³Note that this makes git gc and git prune have to work harder, because object F is still referenced "for real", while F' is referenced via the refs/replace/ name. Fortunately it suffices for git gc to run with replacements disabled.

Seeing reality, and why that matters

If you want to see what's really in the database, without replacements, you can run git --no-replace-objects log. This will make git log call the "get an object" function with replacements disabled. You'll see the original history, not the replaced one.

To view the replacement objects, use git replace --list (or git replace with no arguments, which means --list), or in software, git for-each-ref refs/replace.

Note that when you clone a repository, the cloning process normally does not copy the refs/replace/ namespace. Using git push also does not copy refs/replace/ names by default. So when you use git replace to construct illusory history in your repository, this only affects your repository.

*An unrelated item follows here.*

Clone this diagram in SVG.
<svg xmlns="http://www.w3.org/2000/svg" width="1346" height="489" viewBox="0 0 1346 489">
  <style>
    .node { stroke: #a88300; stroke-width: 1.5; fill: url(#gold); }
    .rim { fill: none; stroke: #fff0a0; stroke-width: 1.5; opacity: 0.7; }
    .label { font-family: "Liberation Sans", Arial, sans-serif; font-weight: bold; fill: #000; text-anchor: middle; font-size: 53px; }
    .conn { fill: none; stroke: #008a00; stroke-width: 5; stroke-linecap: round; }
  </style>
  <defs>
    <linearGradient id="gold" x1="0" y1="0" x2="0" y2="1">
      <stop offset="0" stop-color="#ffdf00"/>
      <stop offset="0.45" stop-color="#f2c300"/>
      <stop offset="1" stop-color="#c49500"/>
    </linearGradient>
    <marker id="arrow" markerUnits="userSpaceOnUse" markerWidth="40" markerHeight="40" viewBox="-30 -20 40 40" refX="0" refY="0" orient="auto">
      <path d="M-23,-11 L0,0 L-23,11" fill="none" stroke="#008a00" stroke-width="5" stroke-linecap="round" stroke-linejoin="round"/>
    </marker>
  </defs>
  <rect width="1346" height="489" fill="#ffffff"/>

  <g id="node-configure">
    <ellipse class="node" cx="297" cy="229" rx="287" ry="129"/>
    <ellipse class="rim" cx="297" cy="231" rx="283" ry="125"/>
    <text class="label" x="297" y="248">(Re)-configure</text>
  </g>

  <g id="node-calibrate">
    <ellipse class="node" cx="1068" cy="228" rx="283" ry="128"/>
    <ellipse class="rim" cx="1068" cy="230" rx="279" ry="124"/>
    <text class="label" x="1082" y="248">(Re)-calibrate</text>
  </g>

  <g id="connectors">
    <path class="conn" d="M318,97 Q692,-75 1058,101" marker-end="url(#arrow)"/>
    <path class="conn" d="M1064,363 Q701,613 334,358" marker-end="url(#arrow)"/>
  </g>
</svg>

You can replace non-commit objects too. Because replacement is such a low level operation, you can use it for various interesting effects. It's always local though, unless you take special action to get refs/replace/ references into another repository too.

Note that using git filter-branch and git filter-repo will make the new repository with replacements honored (though git --no-replace-objects filter-branch won't, and presumably there are similar things with filter-repo). So one use for git replace is to edit history until you have it looking the way you want others to see it. You then run an otherwise no-op filter operation, which "cements the new history in place" as it were, without requiring replacements (they're now embedded, and the originals are just gone). You then publish this new, different repository instead of the original.